For a business card, 0.8–1 inch (2–2.5 cm) square is the sweet spot — small enough to fit alongside your printed details, large enough to scan reliably. For yard signs, posters, or trade-show booths, 3–6 inches scans well from a few feet away. Always test the printed code before printing 100 copies.

No special app needed. The native Camera app on iPhone (iOS 11+) and Android (10+) reads vCard QR codes and shows a one-tap "Add to Contacts" prompt. Older devices can use Google Lens or any free QR scanner from the App Store / Play Store.

Use SVG for anything you’re sending to a printer or designer (business cards, signs, brochures) — it scales infinitely without losing quality. Use PNG for digital uses (websites, slides, email signatures) or quick desktop printing.

Yes. The free generator lets you change the dot color, background color, and dot pattern. Logo placement and advanced styling (frames, custom corner shapes) are available on a free QR Chameleon account.

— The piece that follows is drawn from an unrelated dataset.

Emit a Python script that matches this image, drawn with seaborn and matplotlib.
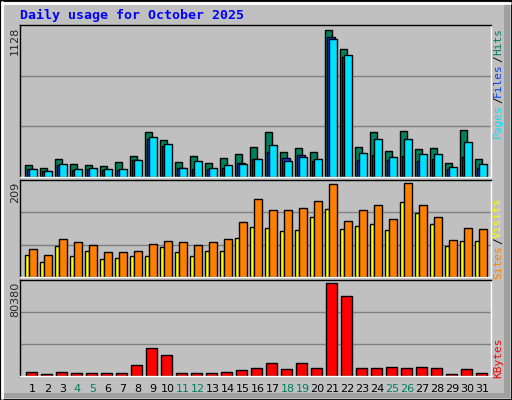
import matplotlib
matplotlib.use("Agg")
import matplotlib.pyplot as plt
import seaborn as sns
import numpy as np
from matplotlib.patches import Rectangle
from matplotlib.lines import Line2D

days = list(range(1, 32))
hits = [95,72,141,102,95,87,118,164,348,286,118,164,110,148,179,233,348,194,225,194,1130,984,233,348,202,355,217,225,110,363,141]
files = [64,49,92,56,64,56,56,133,294,240,72,64,64,72,110,141,194,148,171,125,1074,923,133,171,133,164,125,141,64,156,72]
pages = [64,49,102,64,72,64,64,133,309,256,72,125,72,95,102,141,248,125,156,141,1061,938,187,294,156,294,179,179,79,271,102]
sites = [48,33,67,46,55,39,42,46,46,64,53,46,57,57,83,107,105,99,101,129,147,103,110,114,101,162,138,114,67,77,77]
visits = [61,48,81,75,68,53,53,57,72,77,75,70,75,81,118,167,145,145,149,164,200,121,145,156,125,202,156,129,79,105,103]
kbytes = [3700,2000,3700,2800,2800,2800,2800,8800,23200,17300,2800,2800,2800,3700,5400,7100,10500,6200,10500,7100,77500,67400,7100,7100,7900,7100,7900,7100,2000,6200,2800]
weekend = [4,5,11,12,18,19,25,26]
max_hits, max_visits, max_kb = 1128, 209, 80380

sns.set_style("white")
plt.rcParams['font.family'] = ['DejaVu Sans Mono', 'DejaVu Sans']
BG = "#c0c0c0"
fig = plt.figure(figsize=(5.12, 4.0), dpi=100, facecolor=BG)
W, H = 512, 400
def ax_at(top, bottom):
    return fig.add_axes([20/W, (H-bottom)/H, 471/W, (bottom-top)/H])

ax1 = ax_at(25, 177)
ax2 = ax_at(180, 277)
ax3 = ax_at(280, 376)

def series(ax, vals, off, width, color):
    x = np.array(days) + off + width/2
    sns.barplot(x=x, y=vals, native_scale=True, width=width, color=color,
                edgecolor="black", linewidth=1, saturation=1, ax=ax, errorbar=None)

series(ax1, hits, -0.5, 0.5, "#00805c")
series(ax1, files, -0.34, 0.5, "#0040ff")
series(ax1, pages, -0.21, 0.5, "#00e0ff")
series(ax2, sites, -0.5, 0.3, "#ffff00")
series(ax2, visits, -0.21, 0.49, "#ff8000")
series(ax3, kbytes, -0.43, 0.71, "#ff0000")

tops = [max_hits*152/147, max_visits, max_kb]
for ax, t in zip([ax1, ax2, ax3], tops):
    ax.set_facecolor(BG)
    ax.set_xlim(0.17, 31.57)
    ax.set_ylim(0, t)
    for g in (t/3, 2*t/3):
        ax.axhline(g, color="#808080", lw=1, zorder=0)
    ax.set_yticks([]); ax.set_xticks([])
    ax.set_xlabel(""); ax.set_ylabel("")
    for s in ax.spines.values():
        s.set_color("black"); s.set_linewidth(1)
    ax.spines['right'].set_color("white")
    ax.spines['bottom'].set_color("white")

ax3.set_xticks(days)
ax3.set_xticklabels([str(d) for d in days], fontsize=8, family="DejaVu Sans")
ax3.tick_params(length=0, pad=6)
for lbl, d in zip(ax3.get_xticklabels(), days):
    lbl.set_color("#00805c" if d in weekend else "black")

fig.text(20/W, 1-15/H, "Daily usage for October 2025", color="#0000ff",
         fontsize=9.5, fontweight="bold", va="center", ha="left")
fig.text(15/W, 1-27/H, str(max_hits), rotation=90, fontsize=8, va="top", ha="center", family="DejaVu Sans")
fig.text(15/W, 1-182/H, str(max_visits), rotation=90, fontsize=8, va="top", ha="center", family="DejaVu Sans")
fig.text(15/W, 1-282/H, str(max_kb), rotation=90, fontsize=8, va="top", ha="center", family="DejaVu Sans")

def vstack(parts, y_top):
    y = y_top
    for txt, col in parts:
        t = fig.text(498/W, 1-y/H, txt, rotation=90, color=col, fontsize=8, va="top", ha="center")
        y += len(txt)*6.2 + 2
vstack([("Hits", "#00805c"), ("/", "#000000"), ("Files", "#0040ff"), ("/", "#000000"), ("Pages", "#00e0ff")], 28)
vstack([("Visits", "#ffff00"), ("/", "#000000"), ("Sites", "#ff8000")], 198)
vstack([("KBytes", "#ff0000")], 337)

# frame bevel
fig.add_artist(Rectangle((0, 0), 1, 1, transform=fig.transFigure, fill=False, ec="black", lw=2))
fig.add_artist(Line2D([2/W, 2/W], [2/H, 1-2/H], transform=fig.transFigure, color="white", lw=2))
fig.add_artist(Line2D([2/W, 1-2/W], [1-3/H, 1-3/H], transform=fig.transFigure, color="white", lw=2))
fig.add_artist(Rectangle((1-8/W, 2/H), 6/W, 1-5/H, transform=fig.transFigure, fc="#a0a0a0", ec="none"))
fig.add_artist(Rectangle((2/W, 2/H), 1-4/W, 5/H, transform=fig.transFigure, fc="#a0a0a0", ec="none"))

fig.savefig("out.png", dpi=100, facecolor=BG)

Standard vCard QR codes don’t track scans — they save the contact directly to the phone without going through any server. If you want scan analytics (how many, when, where), create a free QR Chameleon account and use a dynamic vCard QR that routes through a tracked link first. Same one-tap save experience, plus a dashboard showing every scan.

A vCard QR encodes your contact details directly — one scan, one tap to add to phone. A digital business card link (like Linktree or HiHello) opens a webpage that shows your details and offers a download button. The vCard QR is faster (no webpage in the middle) and works offline; the link version lets you update info anytime without reprinting. Many professionals use both.

Yes — vCard supports international formats out of the box. Use the full international format for phone numbers (e.g. +1 555 123 4567 for US, +44 20 1234 5678 for UK) so the contact saves with the country code intact and works when the recipient travels.